▶ [EXERCISE INSTRUCTIONS]: Below are some records. Retype exactly the lines from the one containing "Recreate this image" through the one containing "(0,0) rectangle (1287,616);", both included, skipping every picture.

━━ SUPPLIED ENTRIES

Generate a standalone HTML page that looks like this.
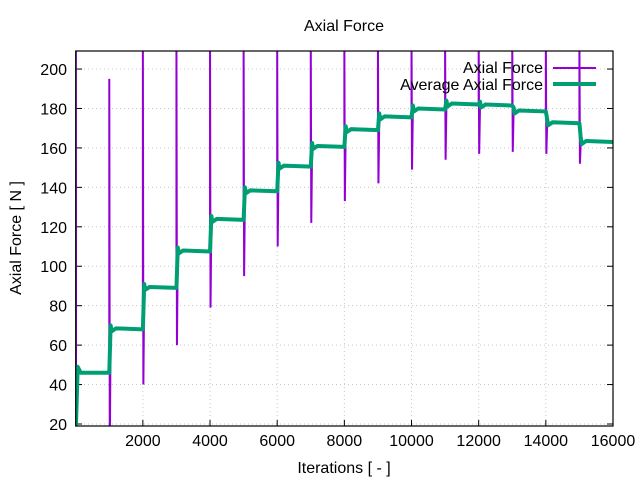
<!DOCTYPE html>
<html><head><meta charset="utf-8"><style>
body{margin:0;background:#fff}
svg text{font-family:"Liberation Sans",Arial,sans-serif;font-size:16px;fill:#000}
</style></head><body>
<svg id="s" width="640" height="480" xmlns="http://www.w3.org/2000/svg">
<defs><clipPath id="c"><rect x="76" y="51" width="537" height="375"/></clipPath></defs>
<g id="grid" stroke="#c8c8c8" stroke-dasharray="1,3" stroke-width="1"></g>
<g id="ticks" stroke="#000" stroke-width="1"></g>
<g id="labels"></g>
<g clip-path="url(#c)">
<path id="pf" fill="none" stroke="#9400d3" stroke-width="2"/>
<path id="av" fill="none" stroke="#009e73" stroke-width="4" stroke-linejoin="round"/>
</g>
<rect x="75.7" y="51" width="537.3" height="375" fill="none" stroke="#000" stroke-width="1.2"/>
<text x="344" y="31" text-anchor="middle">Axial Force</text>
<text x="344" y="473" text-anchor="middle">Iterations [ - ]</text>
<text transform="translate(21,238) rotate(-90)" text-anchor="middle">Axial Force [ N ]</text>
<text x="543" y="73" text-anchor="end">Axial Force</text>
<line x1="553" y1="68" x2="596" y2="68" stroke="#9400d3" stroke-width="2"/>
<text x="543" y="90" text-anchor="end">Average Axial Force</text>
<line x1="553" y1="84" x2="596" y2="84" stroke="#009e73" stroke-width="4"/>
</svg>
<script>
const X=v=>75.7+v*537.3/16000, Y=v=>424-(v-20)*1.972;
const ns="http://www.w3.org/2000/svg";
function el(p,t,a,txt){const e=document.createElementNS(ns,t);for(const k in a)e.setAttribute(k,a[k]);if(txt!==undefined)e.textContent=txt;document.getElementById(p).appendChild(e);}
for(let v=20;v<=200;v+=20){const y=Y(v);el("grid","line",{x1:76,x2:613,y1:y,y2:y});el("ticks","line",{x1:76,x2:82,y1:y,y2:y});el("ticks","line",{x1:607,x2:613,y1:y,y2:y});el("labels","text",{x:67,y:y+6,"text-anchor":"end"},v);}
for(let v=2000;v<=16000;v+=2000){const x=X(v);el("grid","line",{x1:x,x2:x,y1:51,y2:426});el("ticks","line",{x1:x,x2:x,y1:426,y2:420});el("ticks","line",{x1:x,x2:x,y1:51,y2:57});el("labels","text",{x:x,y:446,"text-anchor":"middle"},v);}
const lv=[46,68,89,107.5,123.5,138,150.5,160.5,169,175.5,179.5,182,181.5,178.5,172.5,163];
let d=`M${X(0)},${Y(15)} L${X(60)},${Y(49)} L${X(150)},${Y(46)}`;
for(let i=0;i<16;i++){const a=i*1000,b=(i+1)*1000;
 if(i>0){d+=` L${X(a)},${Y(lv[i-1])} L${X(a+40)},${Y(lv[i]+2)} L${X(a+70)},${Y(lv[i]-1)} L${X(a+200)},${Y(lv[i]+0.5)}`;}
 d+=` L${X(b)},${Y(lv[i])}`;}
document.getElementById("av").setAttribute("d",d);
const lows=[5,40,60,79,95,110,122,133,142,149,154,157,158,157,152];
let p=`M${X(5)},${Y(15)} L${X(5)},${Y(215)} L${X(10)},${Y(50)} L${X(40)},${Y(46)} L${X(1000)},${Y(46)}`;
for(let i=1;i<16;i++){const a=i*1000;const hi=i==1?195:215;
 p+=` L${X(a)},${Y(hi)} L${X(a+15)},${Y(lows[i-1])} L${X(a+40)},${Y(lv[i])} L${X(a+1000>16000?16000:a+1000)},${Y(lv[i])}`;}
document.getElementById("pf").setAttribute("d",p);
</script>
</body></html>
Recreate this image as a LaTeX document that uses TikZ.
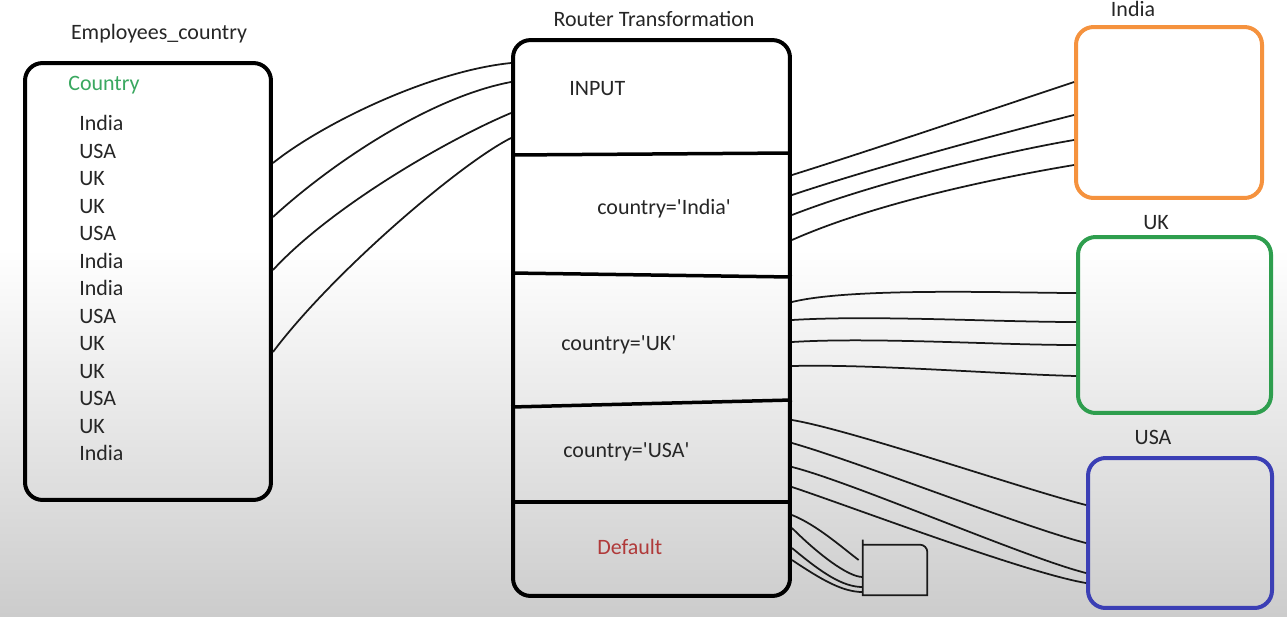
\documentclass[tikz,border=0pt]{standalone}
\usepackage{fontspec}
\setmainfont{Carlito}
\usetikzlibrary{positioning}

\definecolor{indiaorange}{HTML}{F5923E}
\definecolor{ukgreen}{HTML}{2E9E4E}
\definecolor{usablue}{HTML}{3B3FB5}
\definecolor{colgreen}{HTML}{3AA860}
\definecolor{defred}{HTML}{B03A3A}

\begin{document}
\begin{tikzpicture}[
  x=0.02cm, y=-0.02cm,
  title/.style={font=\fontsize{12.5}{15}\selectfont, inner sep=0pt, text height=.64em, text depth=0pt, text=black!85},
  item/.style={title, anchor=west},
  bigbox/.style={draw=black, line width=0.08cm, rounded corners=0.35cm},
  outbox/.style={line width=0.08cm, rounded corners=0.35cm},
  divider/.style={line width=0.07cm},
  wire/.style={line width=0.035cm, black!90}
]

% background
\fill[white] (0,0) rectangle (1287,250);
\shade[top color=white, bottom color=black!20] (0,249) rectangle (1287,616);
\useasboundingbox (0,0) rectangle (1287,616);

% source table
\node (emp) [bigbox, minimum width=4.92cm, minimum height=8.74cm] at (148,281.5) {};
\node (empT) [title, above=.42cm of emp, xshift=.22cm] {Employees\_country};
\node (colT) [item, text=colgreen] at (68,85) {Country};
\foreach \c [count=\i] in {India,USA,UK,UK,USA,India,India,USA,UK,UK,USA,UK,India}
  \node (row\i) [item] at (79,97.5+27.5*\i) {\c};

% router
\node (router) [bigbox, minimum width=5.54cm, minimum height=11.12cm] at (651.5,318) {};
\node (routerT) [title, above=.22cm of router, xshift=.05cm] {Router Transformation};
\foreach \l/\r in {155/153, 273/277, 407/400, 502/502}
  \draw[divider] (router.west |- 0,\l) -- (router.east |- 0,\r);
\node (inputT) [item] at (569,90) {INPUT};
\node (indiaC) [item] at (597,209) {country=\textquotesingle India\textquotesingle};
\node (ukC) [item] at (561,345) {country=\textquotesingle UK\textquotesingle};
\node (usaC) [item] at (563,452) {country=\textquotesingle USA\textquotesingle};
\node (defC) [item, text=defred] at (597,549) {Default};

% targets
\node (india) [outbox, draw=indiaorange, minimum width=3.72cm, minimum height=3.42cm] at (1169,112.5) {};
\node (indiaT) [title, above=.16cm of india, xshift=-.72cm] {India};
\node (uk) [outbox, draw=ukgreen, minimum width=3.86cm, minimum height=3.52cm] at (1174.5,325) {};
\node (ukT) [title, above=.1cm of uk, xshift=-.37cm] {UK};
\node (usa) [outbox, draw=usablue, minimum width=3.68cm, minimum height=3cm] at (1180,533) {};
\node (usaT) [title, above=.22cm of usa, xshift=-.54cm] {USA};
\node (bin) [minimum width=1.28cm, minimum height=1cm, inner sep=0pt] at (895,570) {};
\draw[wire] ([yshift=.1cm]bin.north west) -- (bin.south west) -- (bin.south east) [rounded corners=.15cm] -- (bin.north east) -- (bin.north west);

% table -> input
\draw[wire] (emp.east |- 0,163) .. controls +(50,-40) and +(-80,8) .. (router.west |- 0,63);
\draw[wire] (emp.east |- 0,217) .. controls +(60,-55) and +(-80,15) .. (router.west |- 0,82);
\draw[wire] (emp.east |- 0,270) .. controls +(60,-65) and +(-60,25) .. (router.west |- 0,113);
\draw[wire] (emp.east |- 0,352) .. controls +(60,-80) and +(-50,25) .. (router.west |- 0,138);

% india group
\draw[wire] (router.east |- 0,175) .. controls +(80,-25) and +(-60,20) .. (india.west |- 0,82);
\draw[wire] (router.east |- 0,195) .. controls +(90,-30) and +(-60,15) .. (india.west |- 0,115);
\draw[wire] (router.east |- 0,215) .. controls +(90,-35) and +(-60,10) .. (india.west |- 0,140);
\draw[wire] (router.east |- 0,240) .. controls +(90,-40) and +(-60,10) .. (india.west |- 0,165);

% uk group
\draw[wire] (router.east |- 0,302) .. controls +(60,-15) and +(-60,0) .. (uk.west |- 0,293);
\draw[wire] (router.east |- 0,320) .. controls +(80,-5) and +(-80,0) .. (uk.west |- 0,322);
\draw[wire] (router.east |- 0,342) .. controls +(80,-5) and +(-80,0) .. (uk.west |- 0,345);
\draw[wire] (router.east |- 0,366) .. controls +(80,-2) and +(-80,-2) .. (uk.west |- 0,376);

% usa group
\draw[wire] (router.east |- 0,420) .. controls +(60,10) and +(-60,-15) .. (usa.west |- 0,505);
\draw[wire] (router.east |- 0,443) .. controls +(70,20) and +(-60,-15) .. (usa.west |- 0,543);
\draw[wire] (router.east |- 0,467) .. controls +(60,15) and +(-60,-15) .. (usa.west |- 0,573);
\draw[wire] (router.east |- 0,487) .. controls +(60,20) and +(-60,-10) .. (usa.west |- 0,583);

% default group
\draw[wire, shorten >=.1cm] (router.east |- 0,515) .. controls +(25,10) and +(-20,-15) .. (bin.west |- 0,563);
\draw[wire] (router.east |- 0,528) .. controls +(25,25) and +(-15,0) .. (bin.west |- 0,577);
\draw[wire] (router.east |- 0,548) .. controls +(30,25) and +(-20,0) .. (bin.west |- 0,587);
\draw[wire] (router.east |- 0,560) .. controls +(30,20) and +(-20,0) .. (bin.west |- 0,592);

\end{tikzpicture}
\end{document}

━━━━

▶ [RESPONSE]:
Recreate this image as a LaTeX document that uses TikZ.
\documentclass[tikz,border=0pt]{standalone}
\usepackage{fontspec}
\setmainfont{Carlito}
\usetikzlibrary{positioning}

\definecolor{indiaorange}{HTML}{F5923E}
\definecolor{ukgreen}{HTML}{2E9E4E}
\definecolor{usablue}{HTML}{3B3FB5}
\definecolor{colgreen}{HTML}{3AA860}
\definecolor{defred}{HTML}{B03A3A}

\begin{document}
\begin{tikzpicture}[
  x=0.02cm, y=-0.02cm,
  title/.style={font=\fontsize{12.5}{15}\selectfont, inner sep=0pt, text height=.64em, text depth=0pt, text=black!85},
  item/.style={title, anchor=west},
  bigbox/.style={draw=black, line width=0.08cm, rounded corners=0.35cm},
  outbox/.style={line width=0.08cm, rounded corners=0.35cm},
  divider/.style={line width=0.07cm},
  wire/.style={line width=0.035cm, black!90}
]

% background
\fill[white] (0,0) rectangle (1287,250);
\shade[top color=white, bottom color=black!20] (0,249) rectangle (1287,616);
\useasboundingbox (0,0) rectangle (1287,616);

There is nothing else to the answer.